* _DATA FOR THIS TASK_:
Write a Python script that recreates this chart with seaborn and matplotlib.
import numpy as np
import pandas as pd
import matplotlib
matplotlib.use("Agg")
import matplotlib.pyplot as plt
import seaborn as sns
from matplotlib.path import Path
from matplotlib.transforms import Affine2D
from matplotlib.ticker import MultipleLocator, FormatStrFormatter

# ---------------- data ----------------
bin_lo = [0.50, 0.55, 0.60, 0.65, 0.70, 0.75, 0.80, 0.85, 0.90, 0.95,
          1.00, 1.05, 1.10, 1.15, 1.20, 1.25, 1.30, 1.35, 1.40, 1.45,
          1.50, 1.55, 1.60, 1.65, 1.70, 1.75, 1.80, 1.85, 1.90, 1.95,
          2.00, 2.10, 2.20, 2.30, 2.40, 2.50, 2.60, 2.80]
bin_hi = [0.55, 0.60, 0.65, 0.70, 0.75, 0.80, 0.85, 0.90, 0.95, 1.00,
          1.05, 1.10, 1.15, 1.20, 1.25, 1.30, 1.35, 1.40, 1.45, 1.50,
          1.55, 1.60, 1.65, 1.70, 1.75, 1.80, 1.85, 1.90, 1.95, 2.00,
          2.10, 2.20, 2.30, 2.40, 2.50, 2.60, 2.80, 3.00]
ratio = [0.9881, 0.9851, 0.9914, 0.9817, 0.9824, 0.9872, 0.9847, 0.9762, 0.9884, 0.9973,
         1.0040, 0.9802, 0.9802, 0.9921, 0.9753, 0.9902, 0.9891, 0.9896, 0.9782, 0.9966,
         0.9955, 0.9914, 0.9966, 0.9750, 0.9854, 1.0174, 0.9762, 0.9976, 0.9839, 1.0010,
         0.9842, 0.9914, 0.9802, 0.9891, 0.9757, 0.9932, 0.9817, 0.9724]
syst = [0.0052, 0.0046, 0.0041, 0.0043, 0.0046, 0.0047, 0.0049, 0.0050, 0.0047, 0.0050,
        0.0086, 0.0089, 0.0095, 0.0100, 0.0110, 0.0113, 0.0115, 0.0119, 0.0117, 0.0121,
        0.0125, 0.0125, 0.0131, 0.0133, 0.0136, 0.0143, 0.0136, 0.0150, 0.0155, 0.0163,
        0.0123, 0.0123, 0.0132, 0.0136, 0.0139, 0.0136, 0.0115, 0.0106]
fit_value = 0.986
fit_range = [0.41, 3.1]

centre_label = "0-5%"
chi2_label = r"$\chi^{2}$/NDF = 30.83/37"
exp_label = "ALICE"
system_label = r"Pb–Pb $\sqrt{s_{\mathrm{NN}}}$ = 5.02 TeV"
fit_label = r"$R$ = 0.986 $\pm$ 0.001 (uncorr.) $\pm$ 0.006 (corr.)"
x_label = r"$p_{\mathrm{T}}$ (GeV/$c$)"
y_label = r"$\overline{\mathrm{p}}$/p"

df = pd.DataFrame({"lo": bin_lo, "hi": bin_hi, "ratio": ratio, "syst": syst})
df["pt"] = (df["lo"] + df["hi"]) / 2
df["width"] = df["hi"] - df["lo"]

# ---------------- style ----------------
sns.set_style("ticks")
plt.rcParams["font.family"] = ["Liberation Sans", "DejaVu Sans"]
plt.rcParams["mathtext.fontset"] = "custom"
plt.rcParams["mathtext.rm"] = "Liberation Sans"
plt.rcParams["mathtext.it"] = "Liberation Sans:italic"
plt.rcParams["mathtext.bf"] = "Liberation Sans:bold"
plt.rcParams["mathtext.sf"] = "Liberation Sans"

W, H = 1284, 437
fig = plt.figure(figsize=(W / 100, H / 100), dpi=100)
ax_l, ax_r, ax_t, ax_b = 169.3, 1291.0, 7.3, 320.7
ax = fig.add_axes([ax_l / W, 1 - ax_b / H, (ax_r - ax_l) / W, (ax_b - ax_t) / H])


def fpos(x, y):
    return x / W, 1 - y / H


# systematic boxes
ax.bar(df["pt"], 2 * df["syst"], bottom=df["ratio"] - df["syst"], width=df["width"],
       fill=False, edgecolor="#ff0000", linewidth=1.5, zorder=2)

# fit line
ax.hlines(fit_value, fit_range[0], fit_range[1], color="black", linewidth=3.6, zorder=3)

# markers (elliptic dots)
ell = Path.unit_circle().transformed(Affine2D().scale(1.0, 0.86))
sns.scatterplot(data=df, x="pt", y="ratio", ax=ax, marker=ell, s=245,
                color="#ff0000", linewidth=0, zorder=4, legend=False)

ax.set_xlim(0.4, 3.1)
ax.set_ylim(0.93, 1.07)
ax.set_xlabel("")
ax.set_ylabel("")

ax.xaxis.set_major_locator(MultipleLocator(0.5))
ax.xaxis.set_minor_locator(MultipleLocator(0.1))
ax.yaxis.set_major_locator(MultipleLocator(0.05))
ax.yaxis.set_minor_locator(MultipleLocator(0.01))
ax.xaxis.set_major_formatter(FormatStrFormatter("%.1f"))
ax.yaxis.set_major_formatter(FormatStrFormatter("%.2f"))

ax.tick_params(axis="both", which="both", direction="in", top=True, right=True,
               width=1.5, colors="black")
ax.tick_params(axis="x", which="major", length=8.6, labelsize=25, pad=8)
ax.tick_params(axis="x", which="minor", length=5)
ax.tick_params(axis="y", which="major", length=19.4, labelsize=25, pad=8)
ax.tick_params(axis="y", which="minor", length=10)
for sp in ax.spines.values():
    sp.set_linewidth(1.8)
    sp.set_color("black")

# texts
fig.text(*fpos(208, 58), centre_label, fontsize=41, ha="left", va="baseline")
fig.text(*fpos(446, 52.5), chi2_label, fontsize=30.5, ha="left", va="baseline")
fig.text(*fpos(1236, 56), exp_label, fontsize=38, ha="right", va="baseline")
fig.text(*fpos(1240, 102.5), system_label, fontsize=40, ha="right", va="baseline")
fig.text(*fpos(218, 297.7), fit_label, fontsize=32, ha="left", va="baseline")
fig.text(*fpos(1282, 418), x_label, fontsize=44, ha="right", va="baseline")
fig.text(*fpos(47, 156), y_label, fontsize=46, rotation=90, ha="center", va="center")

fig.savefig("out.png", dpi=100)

==

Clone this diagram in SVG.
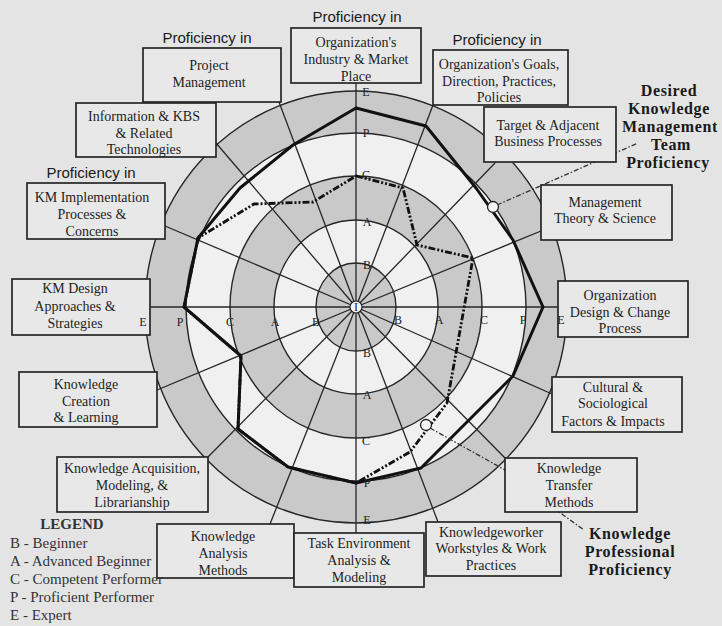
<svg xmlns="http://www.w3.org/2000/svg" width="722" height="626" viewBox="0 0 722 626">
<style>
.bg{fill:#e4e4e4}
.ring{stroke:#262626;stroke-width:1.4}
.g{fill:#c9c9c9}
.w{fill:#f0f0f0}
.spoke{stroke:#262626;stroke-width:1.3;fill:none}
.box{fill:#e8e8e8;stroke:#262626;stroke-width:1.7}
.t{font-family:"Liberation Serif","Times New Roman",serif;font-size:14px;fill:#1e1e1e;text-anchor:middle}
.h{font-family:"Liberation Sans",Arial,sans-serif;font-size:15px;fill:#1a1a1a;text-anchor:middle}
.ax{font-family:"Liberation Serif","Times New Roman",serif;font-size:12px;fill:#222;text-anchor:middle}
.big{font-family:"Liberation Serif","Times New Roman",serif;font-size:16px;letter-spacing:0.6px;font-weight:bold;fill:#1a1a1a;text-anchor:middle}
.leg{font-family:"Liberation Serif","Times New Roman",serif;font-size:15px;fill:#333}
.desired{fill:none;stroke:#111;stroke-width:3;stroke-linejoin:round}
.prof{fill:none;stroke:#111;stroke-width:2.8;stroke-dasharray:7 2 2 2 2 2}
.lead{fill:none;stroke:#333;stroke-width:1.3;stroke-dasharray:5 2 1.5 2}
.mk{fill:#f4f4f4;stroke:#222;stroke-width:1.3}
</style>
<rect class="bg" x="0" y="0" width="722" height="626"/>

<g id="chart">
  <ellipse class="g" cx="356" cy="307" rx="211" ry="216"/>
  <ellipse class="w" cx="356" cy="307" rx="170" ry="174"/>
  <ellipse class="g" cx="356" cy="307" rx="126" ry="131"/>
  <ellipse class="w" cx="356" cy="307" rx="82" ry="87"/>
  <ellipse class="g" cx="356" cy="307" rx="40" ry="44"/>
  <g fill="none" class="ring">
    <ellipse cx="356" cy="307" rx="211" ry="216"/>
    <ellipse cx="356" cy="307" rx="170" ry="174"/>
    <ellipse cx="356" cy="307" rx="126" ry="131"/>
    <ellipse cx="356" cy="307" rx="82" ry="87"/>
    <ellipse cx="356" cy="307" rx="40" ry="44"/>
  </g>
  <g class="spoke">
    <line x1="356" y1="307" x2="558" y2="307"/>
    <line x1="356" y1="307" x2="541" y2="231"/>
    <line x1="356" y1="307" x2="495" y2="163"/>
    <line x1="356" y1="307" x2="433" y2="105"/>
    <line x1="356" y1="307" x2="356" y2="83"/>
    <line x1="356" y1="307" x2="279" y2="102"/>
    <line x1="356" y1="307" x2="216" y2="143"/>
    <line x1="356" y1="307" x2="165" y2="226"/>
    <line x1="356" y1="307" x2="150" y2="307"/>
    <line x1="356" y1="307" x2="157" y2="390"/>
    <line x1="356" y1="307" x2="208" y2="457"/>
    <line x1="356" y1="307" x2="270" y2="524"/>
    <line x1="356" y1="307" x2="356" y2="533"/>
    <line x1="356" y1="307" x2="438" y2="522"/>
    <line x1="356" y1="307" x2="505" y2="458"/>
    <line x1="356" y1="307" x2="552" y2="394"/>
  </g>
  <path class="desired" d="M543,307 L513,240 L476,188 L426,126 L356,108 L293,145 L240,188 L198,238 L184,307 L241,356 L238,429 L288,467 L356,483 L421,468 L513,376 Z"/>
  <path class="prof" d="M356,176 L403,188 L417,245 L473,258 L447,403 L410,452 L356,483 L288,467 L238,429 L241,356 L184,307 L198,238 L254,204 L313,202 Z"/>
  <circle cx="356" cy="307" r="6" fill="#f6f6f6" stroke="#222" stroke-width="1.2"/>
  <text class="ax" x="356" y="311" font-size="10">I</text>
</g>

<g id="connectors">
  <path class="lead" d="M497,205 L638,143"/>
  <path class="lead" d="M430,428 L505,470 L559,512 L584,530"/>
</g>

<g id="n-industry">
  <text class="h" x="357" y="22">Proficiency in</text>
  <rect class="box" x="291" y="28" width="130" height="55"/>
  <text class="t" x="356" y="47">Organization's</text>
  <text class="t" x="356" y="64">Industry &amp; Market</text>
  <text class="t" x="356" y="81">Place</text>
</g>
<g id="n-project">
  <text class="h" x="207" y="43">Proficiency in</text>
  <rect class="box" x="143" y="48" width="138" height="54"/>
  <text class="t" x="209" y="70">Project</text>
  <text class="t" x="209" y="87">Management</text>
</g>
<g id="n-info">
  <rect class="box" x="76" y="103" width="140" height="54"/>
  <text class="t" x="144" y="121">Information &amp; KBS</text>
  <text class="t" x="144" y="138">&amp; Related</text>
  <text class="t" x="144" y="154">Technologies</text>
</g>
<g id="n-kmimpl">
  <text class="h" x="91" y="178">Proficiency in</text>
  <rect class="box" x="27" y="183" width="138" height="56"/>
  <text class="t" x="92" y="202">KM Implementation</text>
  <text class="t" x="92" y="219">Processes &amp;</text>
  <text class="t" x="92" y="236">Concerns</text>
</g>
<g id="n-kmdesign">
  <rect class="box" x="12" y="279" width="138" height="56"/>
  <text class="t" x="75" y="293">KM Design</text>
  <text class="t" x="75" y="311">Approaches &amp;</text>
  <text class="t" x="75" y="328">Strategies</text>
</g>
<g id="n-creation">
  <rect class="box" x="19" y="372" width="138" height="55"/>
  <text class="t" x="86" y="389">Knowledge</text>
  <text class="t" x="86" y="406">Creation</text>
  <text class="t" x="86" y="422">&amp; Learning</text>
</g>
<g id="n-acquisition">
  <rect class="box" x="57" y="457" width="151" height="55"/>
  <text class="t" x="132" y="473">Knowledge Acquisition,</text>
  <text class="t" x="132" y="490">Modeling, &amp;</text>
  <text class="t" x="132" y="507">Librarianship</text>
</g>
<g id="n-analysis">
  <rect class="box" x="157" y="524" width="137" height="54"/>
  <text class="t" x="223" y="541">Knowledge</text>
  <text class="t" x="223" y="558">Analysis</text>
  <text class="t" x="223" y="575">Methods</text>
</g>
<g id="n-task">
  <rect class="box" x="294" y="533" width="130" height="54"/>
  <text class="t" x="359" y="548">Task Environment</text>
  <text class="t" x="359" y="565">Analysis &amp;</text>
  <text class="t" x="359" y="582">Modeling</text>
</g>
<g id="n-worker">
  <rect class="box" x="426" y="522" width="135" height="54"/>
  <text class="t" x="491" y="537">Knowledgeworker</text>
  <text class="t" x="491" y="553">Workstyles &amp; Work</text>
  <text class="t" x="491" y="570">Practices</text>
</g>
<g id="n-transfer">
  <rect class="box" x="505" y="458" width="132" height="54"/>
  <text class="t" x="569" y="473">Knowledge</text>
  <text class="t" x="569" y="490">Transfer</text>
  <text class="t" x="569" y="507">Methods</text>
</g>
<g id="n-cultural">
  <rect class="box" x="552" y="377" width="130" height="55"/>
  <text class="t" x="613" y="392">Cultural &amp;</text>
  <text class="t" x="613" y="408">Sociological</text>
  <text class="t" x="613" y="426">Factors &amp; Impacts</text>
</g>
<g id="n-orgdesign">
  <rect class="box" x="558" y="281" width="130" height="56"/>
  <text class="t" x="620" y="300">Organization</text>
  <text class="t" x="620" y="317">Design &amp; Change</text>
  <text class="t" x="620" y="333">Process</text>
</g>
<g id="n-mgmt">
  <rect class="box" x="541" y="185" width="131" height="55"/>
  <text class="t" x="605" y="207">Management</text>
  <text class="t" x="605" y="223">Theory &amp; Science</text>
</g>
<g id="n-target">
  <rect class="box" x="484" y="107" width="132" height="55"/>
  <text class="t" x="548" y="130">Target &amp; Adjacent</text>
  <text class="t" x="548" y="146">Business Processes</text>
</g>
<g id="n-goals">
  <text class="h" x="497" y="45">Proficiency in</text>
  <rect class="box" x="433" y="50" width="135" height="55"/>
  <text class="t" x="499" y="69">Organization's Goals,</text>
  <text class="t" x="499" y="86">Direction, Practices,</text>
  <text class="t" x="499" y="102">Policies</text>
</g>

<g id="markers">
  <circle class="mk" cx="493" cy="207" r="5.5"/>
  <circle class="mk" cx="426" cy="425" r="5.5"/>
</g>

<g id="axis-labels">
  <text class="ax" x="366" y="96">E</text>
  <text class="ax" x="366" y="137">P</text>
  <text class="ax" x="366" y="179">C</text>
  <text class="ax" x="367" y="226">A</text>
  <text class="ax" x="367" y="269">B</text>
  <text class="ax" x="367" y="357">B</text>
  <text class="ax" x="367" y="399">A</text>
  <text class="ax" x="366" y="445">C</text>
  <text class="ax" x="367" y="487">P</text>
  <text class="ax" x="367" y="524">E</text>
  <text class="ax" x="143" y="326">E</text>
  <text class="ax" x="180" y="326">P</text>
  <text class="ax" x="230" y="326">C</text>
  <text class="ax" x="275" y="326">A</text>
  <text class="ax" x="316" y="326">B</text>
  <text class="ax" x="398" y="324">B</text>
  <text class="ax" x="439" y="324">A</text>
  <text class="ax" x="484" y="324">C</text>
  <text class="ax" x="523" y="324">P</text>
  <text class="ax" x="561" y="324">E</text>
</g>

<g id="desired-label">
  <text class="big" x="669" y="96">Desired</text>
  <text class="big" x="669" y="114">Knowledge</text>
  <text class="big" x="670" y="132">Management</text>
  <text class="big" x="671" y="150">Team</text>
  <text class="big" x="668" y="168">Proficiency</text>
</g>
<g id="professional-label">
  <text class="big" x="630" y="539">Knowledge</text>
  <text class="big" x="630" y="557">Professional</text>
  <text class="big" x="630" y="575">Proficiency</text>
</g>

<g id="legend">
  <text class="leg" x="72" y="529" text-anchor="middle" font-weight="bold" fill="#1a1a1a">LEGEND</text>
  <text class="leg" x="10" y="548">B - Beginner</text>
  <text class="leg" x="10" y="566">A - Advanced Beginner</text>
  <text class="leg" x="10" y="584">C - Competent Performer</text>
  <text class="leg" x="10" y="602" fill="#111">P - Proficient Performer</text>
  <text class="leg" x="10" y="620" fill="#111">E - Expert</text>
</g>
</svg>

* _EXERCISE AIM_:
Copy out every line of the listing that includes the string "chart".

* _THE ANSWER_:
Write a Python script that recreates this chart with seaborn and matplotlib.
<g id="chart">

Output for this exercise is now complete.